Ionic Density-Controlled Conjugated Polyelectrolytes for Interface Engineering in Inverted Colloidal PbS Quantum-Dots Infrared Photodetector

Abstract

PbS colloidal quantum dots (CQDs) have attracted significant attention as next-generation infrared absorbers, offering a cost-effective alternative to conventional III-V compound semiconductors. Despite extensive efforts devoted to enhancing electron extraction, strategies for improving hole extraction at the metal-oxide/PbS CQD interface, particularly in inverted architectures, remain limited. Here, an effective interface engineering approach is reported using conjugated polyelectrolytes (CPEs) bearing ionic sidechains at the indium-tin oxide (ITO)/PbS CQD interface.
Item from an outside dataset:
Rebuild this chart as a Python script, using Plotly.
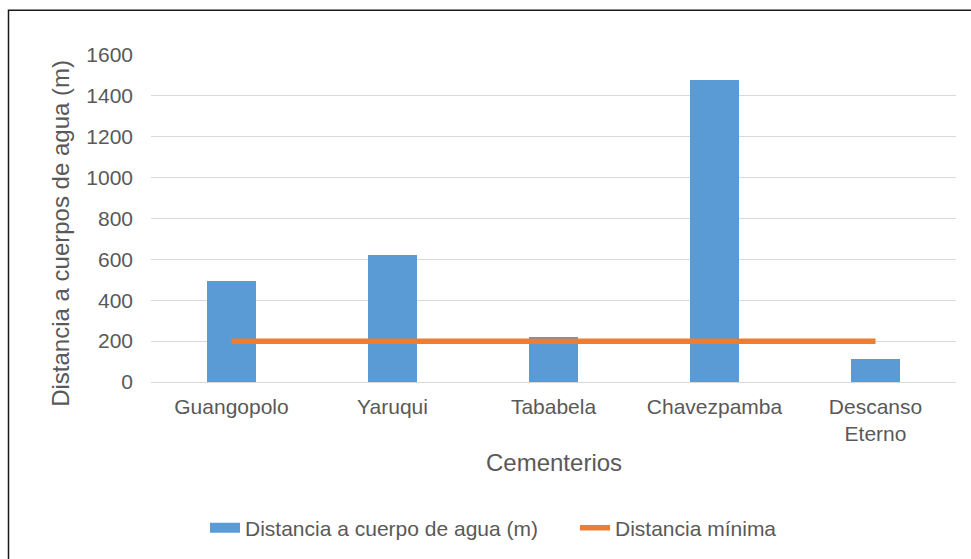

By systematically increasing the ionic density within the CPEs, dark current and enhance photocurrent is simultaneously reduced, resulting in high near-infrared detectivity of 5.4 x 1012 Jones at 900 nm. These enhancements are attributed to favorable dipole orientation of the CPE at the interface, facilitating efficient hole extraction. Additionally, Br-ion functionalities in CPE sidechains provide effective surface passivation of PbS CQDs, increasing the device's built-in potential. This work highlights the importance of tailored CPE interlayers in achieving high-performance inverted PbS CQD photodiodes.